De Sléttjökull beweegt nauwelijks, slechts twintig meter per jaar (Van der Meer et al., 1999). Halverwege de gigantisch brede gletsjer ligt een naamloos bergje dat de laatste jaren uit het terugtrekkende ijs is verschenen. Zo liggen er wel meer solitaire bergjes voor de gletsjer. Ze zijn allemaal onder het ijs gevormd tijdens vulkaanuitbarstingen. De Eldgjá-breuklijn loopt hier namelijk tot onder de ijskap door.
Van alle bergen die vanonder het smeltende ijs tevoorschijn zijn gekomen is Mælifell de beroemdste. Deze 791 meter hoge (dode) vulkaan torent tweehonderd meer boven z’n omgeving uit.
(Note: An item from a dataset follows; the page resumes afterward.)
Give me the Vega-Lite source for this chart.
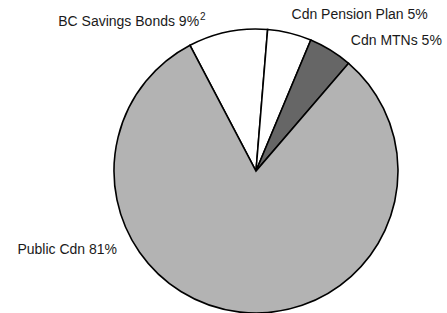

Tienduizend jaar geleden, aan het einde van de laatste ijstijd, werd hij bevrijd uit het ijs. Tegenwoordig ligt het ijs op 2,5 kilometer afstand, maar aan het einde van de negentiende eeuw kwam de Sléttjökull nog helemaal tot aan de Mælifell. Sindsdien werd de gletsjer steeds kleiner, alleen onderbroken door een stationaire fase in de jaren 1980.
De heuvels en bergen die uit het ijs komen raken na verloop van tijd begroeid. Hoe verder ze van het ijs liggen, hoe groener ze dus zijn. Eenmaal bedekt met mossen en grassen contrasteren ze scherp met hun zwarte omgeving. Langs de gletsjer ligt namelijk de Mælifellssandur, een grote vlakte van zwart zand. Het zand krijgt nooit genoeg rust om begroeid te raken. De woeste smeltwaterrivieren verleggen constant hun loop en de ongenadige wind blaast de korrels alle kanten op.
In de komende decennia zullen er nog wel meer heuvels verschijnen, want Sléttjökull wordt per jaar vijftig tot honderd meter korter. Bovendien komt onder het ijs till (sediment) vrij dat makkelijk verspoelt. Samen met de ruime beschikbaarheid van smeltwater zorgt dit ervoor dat deze kant van de Mýrdalsjökull een onherbergzame plek blijft.